Exercise prompt:
Repeat the listing that follows, character for character, minus the pictures.

Data extract:
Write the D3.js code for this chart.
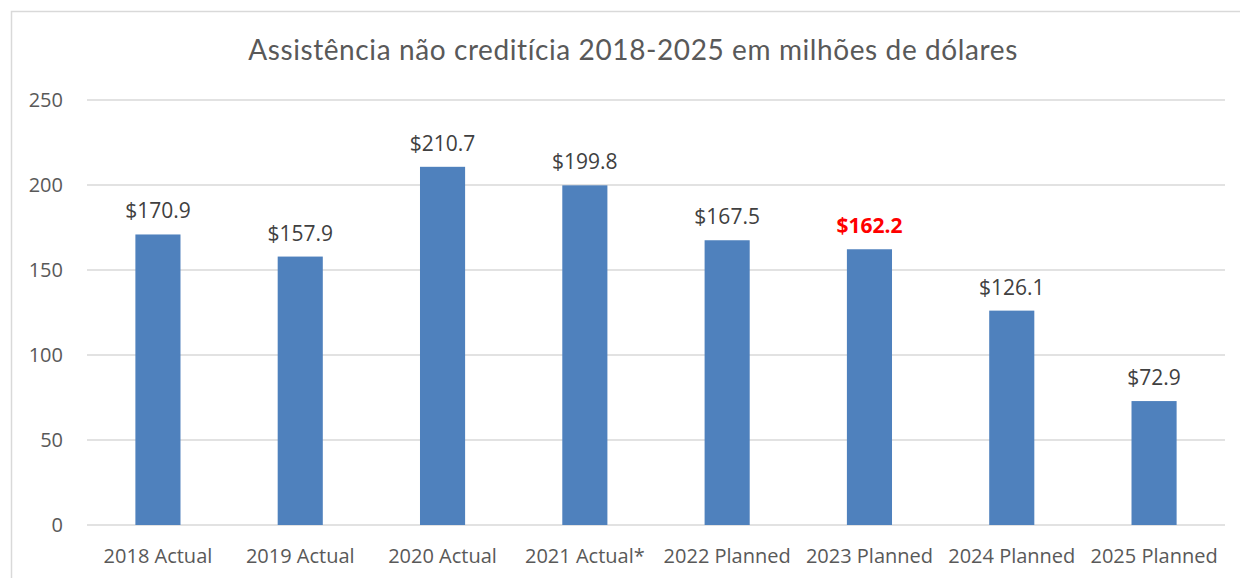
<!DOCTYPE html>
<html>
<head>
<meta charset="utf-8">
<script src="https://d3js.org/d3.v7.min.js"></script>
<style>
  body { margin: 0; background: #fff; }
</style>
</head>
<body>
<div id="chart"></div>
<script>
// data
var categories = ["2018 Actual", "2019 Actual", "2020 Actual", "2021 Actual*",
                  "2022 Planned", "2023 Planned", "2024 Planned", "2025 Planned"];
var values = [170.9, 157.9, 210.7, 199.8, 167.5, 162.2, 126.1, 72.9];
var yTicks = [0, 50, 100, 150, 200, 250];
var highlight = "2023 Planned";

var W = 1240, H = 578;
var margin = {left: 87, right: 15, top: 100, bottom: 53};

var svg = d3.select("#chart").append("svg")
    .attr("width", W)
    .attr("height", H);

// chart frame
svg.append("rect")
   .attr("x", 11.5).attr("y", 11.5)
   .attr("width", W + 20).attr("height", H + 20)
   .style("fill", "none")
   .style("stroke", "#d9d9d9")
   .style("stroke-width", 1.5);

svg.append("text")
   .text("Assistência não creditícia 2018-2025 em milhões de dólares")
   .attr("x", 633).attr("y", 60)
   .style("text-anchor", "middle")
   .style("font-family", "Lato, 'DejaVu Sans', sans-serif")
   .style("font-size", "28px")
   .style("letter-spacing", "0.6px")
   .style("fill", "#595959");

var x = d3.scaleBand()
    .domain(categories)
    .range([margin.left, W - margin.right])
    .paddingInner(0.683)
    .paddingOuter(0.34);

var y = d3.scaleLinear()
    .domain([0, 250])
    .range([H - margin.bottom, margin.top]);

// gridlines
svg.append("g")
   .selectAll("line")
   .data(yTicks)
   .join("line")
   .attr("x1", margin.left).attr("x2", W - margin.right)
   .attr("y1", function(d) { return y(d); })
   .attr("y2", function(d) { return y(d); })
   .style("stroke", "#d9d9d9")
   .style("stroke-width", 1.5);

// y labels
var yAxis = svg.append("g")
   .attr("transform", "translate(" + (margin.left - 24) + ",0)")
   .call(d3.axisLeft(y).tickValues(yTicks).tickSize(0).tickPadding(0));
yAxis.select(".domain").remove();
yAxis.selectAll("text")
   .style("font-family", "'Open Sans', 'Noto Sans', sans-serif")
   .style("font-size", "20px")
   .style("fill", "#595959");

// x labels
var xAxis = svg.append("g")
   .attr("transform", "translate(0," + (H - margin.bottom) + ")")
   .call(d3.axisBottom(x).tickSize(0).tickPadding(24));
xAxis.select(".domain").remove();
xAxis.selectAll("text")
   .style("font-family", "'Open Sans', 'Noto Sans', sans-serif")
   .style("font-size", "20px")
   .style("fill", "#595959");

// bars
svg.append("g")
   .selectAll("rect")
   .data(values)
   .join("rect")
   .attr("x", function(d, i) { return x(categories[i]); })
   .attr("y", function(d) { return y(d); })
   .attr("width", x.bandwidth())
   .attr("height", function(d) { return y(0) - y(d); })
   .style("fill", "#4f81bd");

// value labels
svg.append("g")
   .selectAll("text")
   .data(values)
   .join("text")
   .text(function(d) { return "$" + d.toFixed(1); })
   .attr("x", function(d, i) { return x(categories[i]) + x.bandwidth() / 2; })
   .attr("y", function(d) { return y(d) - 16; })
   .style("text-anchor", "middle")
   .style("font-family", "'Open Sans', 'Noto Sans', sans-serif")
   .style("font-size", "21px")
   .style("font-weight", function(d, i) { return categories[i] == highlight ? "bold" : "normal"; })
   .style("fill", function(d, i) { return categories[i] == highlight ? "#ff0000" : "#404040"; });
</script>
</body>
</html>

Answer to the exercise:
Write the D3.js code for this chart.
<!DOCTYPE html>
<html>
<head>
<meta charset="utf-8">
<script src="https://d3js.org/d3.v7.min.js"></script>
<style>
  body { margin: 0; background: #fff; }
</style>
</head>
<body>
<div id="chart"></div>
<script>
// data
var categories = ["2018 Actual", "2019 Actual", "2020 Actual", "2021 Actual*",
                  "2022 Planned", "2023 Planned", "2024 Planned", "2025 Planned"];
var values = [170.9, 157.9, 210.7, 199.8, 167.5, 162.2, 126.1, 72.9];
var yTicks = [0, 50, 100, 150, 200, 250];
var highlight = "2023 Planned";

var W = 1240, H = 578;
var margin = {left: 87, right: 15, top: 100, bottom: 53};

var svg = d3.select("#chart").append("svg")
    .attr("width", W)
    .attr("height", H);

// chart frame
svg.append("rect")
   .attr("x", 11.5).attr("y", 11.5)
   .attr("width", W + 20).attr("height", H + 20)
   .style("fill", "none")
   .style("stroke", "#d9d9d9")
   .style("stroke-width", 1.5);

svg.append("text")
   .text("Assistência não creditícia 2018-2025 em milhões de dólares")
   .attr("x", 633).attr("y", 60)
   .style("text-anchor", "middle")
   .style("font-family", "Lato, 'DejaVu Sans', sans-serif")
   .style("font-size", "28px")
   .style("letter-spacing", "0.6px")
   .style("fill", "#595959");

var x = d3.scaleBand()
    .domain(categories)
    .range([margin.left, W - margin.right])
    .paddingInner(0.683)
    .paddingOuter(0.34);

var y = d3.scaleLinear()
    .domain([0, 250])
    .range([H - margin.bottom, margin.top]);

// gridlines
svg.append("g")
   .selectAll("line")
   .data(yTicks)
   .join("line")
   .attr("x1", margin.left).attr("x2", W - margin.right)
   .attr("y1", function(d) { return y(d); })
   .attr("y2", function(d) { return y(d); })
   .style("stroke", "#d9d9d9")
   .style("stroke-width", 1.5);

// y labels
var yAxis = svg.append("g")
   .attr("transform", "translate(" + (margin.left - 24) + ",0)")
   .call(d3.axisLeft(y).tickValues(yTicks).tickSize(0).tickPadding(0));
yAxis.select(".domain").remove();
yAxis.selectAll("text")
   .style("font-family", "'Open Sans', 'Noto Sans', sans-serif")
   .style("font-size", "20px")
   .style("fill", "#595959");

// x labels
var xAxis = svg.append("g")
   .attr("transform", "translate(0," + (H - margin.bottom) + ")")
   .call(d3.axisBottom(x).tickSize(0).tickPadding(24));
xAxis.select(".domain").remove();
xAxis.selectAll("text")
   .style("font-family", "'Open Sans', 'Noto Sans', sans-serif")
   .style("font-size", "20px")
   .style("fill", "#595959");

// bars
svg.append("g")
   .selectAll("rect")
   .data(values)
   .join("rect")
   .attr("x", function(d, i) { return x(categories[i]); })
   .attr("y", function(d) { return y(d); })
   .attr("width", x.bandwidth())
   .attr("height", function(d) { return y(0) - y(d); })
   .style("fill", "#4f81bd");

// value labels
svg.append("g")
   .selectAll("text")
   .data(values)
   .join("text")
   .text(function(d) { return "$" + d.toFixed(1); })
   .attr("x", function(d, i) { return x(categories[i]) + x.bandwidth() / 2; })
   .attr("y", function(d) { return y(d) - 16; })
   .style("text-anchor", "middle")
   .style("font-family", "'Open Sans', 'Noto Sans', sans-serif")
   .style("font-size", "21px")
   .style("font-weight", function(d, i) { return categories[i] == highlight ? "bold" : "normal"; })
   .style("fill", function(d, i) { return categories[i] == highlight ? "#ff0000" : "#404040"; });
</script>
</body>
</html>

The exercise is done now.